While many of these progressions are still evolving, they provide a critical foundation for supporting consistent interpretation of student work, guiding instruction and feedback, and communicating expectations clearly to students and families.

Without this kind of shared framework, even rich evidence can be difficult to interpret in consistent and meaningful ways.

Start With the “Why”: Clarifying Use Cases

One of the most common pitfalls I see is jumping too quickly to tools before clarifying purpose. States that are pursuing durable skill-based assessment are doing so for different reasons, and those reasons matter. Three use cases could be:

  • Improving teaching and learning at scale
  • Providing meaningful information to students and families
  • Creating portable credentials or diplomas that have value beyond K–12

Each of these goals leads to different design decisions.

For example, a system designed to support classroom instruction can prioritize rich, contextualized evidence. A system designed to produce statewide credentials may require more standardization and comparability. When these purposes are not clearly defined, systems can become overextended, trying to do too many things at once, and doing none of them particularly well.

The key is alignment. The purpose should drive the design—not the other way around.

State Policy Levers: A Broader Set of Options

In the earlier blog, I described a continuum of state involvement with just a few examples. Building on that idea, it is helpful to make the options more concrete.

States could use a range of policy levers to support the teaching and learning of durable skills, many of which do not involve traditional testing.

At one end, states could focus on building capacity and coherence, for example by:

  • Developing a Portrait of a Graduate to define shared expectations
  • Providing guidance, resources, and professional learning
  • Revising standards to more explicitly embed skills within content areas

As states move toward more formal signaling, they may:

  • Create competency-based diplomas, badges, or skills profiles
  • Require capstone projects as part of graduation
  • Include local indicators that describe how districts are teaching and assessing these skills

Further along the continuum, states may integrate skill-based evidence into more formal systems, such as:

  • Embedding performance tasks into statewide assessments
  • Adding indicators tied to skill demonstration into accountability systems

These choices are not simply technical; they are policy decisions about what the state values and how strongly it wants to signal those values.

Assessment Tradeoffs States Must Navigate

As states consider these options, it is important to recognize that there are no perfect solutions, only tradeoffs.

Several key tensions consistently emerge:

  • Comparability vs. flexibility
  • Validity vs. scalability
  • Innovation vs. burden
  • Local control vs. statewide coherence

These are not problems to eliminate, but realities to navigate.

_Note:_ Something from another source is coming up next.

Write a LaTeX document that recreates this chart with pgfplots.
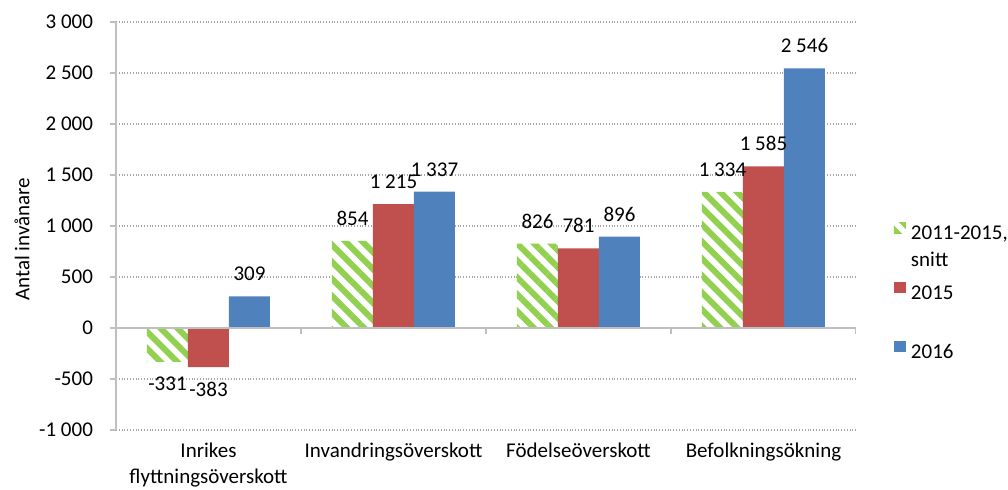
\documentclass[border=0pt]{standalone}
\usepackage{pgfplots}
\pgfplotsset{compat=1.18}
\usepackage{fontspec}
\setmainfont{Carlito}
\usetikzlibrary{patterns.meta}
\definecolor{cgreen}{HTML}{92D050}
\definecolor{cred}{HTML}{C0504D}
\definecolor{cblue}{HTML}{4F81BD}
\definecolor{axgray}{HTML}{BFBFBF}
\definecolor{gridgray}{HTML}{A6A6A6}
\begin{document}
\begin{tikzpicture}[font=\fontsize{10.5}{13}\selectfont]
\useasboundingbox (-58pt,-30pt) rectangle (446pt,215pt);
\begin{axis}[
  at={(0,0)}, anchor=south west,
  scale only axis, width=370pt, height=204pt,
  ybar=0pt, bar width=20.5pt,
  xmin=-0.5, xmax=3.5, ymin=-1000, ymax=3000,
  xtick={0,1,2,3},
  xticklabels={{Inrikes\\flyttningsöverskott},Invandringsöverskott,Födelseöverskott,Befolkningsökning},
  xticklabel style={align=center, font=\fontsize{10.5}{13}\selectfont},
  ytick={-1000,-500,0,500,1000,1500,2000,2500,3000},
  axis lines*=left,
  x axis line style={draw=none},
  y axis line style={draw=axgray, line width=0.7pt},
  xtick style={draw=none},
  ytick style={draw=axgray, line width=0.7pt},
  tick align=outside, major tick length=3pt,
  ymajorgrids, grid style={densely dotted, gridgray, line width=0.6pt},
  /pgf/number format/.cd, 1000 sep={\ }, assume math mode=true,
  /pgfplots/.cd,
  yticklabel style={font=\fontsize{10.5}{13}\selectfont, xshift=-5pt},
  ylabel={Antal invånare},
  ylabel style={at={(axis description cs:-0.127,0.468)}, anchor=center},
  nodes near coords,
  every node near coord/.append style={font=\fontsize{10.5}{13}\selectfont, inner ysep=7.5pt, black},
  legend cell align=left,
  legend style={draw=none, fill=none, at={(1,0.509)}, anchor=north west, xshift=19pt,
    inner sep=0pt, outer sep=0pt, row sep=19.5pt, column sep=2.5pt,
    nodes={inner sep=0pt, text height=7pt, text depth=1.5pt}},
  legend image code/.code={\fill[#1, draw=none] (0pt,0.5pt) rectangle (6pt,6pt);},
]
\addplot[fill=white, draw=none, postaction={pattern={Lines[angle=-45,distance=6pt,line width=3pt]}, pattern color=cgreen}]
  coordinates {(0,-331) (1,854) (2,826) (3,1334)};
\addplot[fill=cred, draw=none] coordinates {(0,-383) (1,1215) (2,781) (3,1585)};
\addplot[fill=cblue, draw=none] coordinates {(0,309) (1,1337) (2,896) (3,2546)};
\addlegendentry{\raisebox{0pt}[\height][0pt]{\vtop{\baselineskip=13.5pt\hbox{2011-2015,}\hbox{snitt}}}}
\addlegendentry{2015}
\addlegendentry{2016}
\draw[axgray, line width=0.7pt] (axis cs:-0.5,0) -- (axis cs:3.5,0);
\pgfplotsinvokeforeach{0.5,1.5,2.5,3.5}{\draw[axgray, line width=0.7pt] (axis cs:#1,0) -- ([yshift=-3pt]axis cs:#1,0);}
\end{axis}
\end{tikzpicture}
\end{document}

For example, increasing comparability often requires standardization, which can reduce the richness of tasks. Supporting local innovation can produce more meaningful learning experiences, but may introduce variability in how results are interpreted. Scaling any approach statewide inevitably raises questions about cost, capacity, and feasibility.

The work for states is not to avoid these tensions, but to make them explicit and make intentional choices about where to sit within them.

Moving Forward with Coherence

If there is one idea that cuts across all this work, it is the importance of coherence. Credible approaches to assessing durable skills are not built around a single instrument or initiative. They emerge from systems where: a) definitions, instruction, and assessment are aligned; b) multiple sources of evidence are valued and used together; c) expectations are transparent and shared; and d) uses of results are clearly defined and appropriate.

States have more options than ever before to support this work. The challenge—and the opportunity—is to move beyond the idea that assessment must look like a traditional test.

The question is no longer whether we can assess these skills. The question is whether we can do so in ways that honor the complexity of learning while still meeting the needs of policy: credibility, clarity, and coherence.